Power companies are going to extraordinary lengths to attract new customers — but it comes with a catch. Picture: AAP
Power companies are going to extraordinary lengths to attract new customers — but it comes with a catch. Picture: AAP

The catch to freebies from power companies

MORE energy retailers are fighting to woo new customers by offering discounts and freebies ranging from free movie tickets to supermarket gift cards.

New released electricity price monitoring by The Queensland Competition Authority has found a jump in retailers resorting to glitzy promotions to lure householders over to their company in the three months to October.

The QCA is monitoring southeast Queensland prices after the deregulation of the energy market in mid-2016. It looks at standing offers, where terms and conditions are set by national rules, and more flexible market offers.

Incentives like free gift cards might sound like a great deal — but consumers are warned to read the fine print.
Incentives like free gift cards might sound like a great deal — but consumers are warned to read the fine print.

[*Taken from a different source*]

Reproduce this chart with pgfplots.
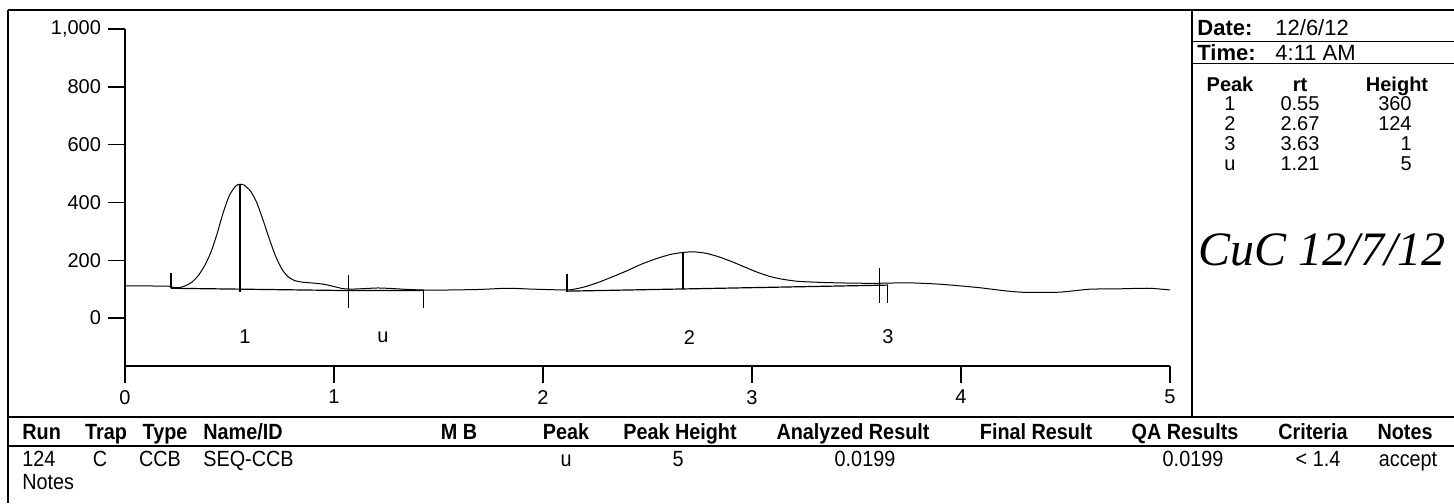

It found nine retailers were offering incentives and freebies in the September quarter compared to just four retailers in the previous June quarter.

Incentives include an Amazon Echo smart device, supermarket gift cards, frequent flyer points and Gold Class movie tickets.

But the QCA has repeated its concerns that the expanding use of incentives "also creates a new element of complexity for customers."

Price monitoring shows retailers who miss paying their bill on time face jumping from among the cheapest bills to the dearest.

In one example, Click Energy released a limited offer "Pearl" deal that offered a hefty 27 per cent discount for on-time payment and a one-off $50 discount off the first bill.

But the deal was offered for just two days during the quarter.

Those that snapped it up ended up on the cheapest market deal of any retailer, with a quarterly bill of $295 for the typical householder, the QCA analysis shows.

That was $217 lower than the highest standing offer deal, representing a 42 per cent saving.

However, the deal did not offer the lowest supply or usage charges, according to the report, meaning customers can pay dearly for paying late.

"The offer with the highest headline discount is not necessarily the cheapest offer," QCA chair Flavio Menezes said.

 

Queensland Energy Minister Dr Anthony Lynham. Picture: AAP/Dave Hunt
Queensland Energy Minister Dr Anthony Lynham. Picture: AAP/Dave Hunt

The report shows quarterly standing offer bills ranged from $358 (Powershop) to $512 (QEnergy), while market offer bills ranged from $295 (Click Energy) to $432 (Mojo Power). On average, quarterly bills differed by about $80 a quarter when comparing the dearest market offer to the cheapest.

Energy Minister Anthony Lynham said the savings showed the Government was on track to deliver its promised two-year cap on power price rises to average inflation.

Queensland Consumers Association spokesman Ian Jarratt said shopping around needed to be simplified and late payment discounts should reflect the actual cost burden to retailers caused by late payment.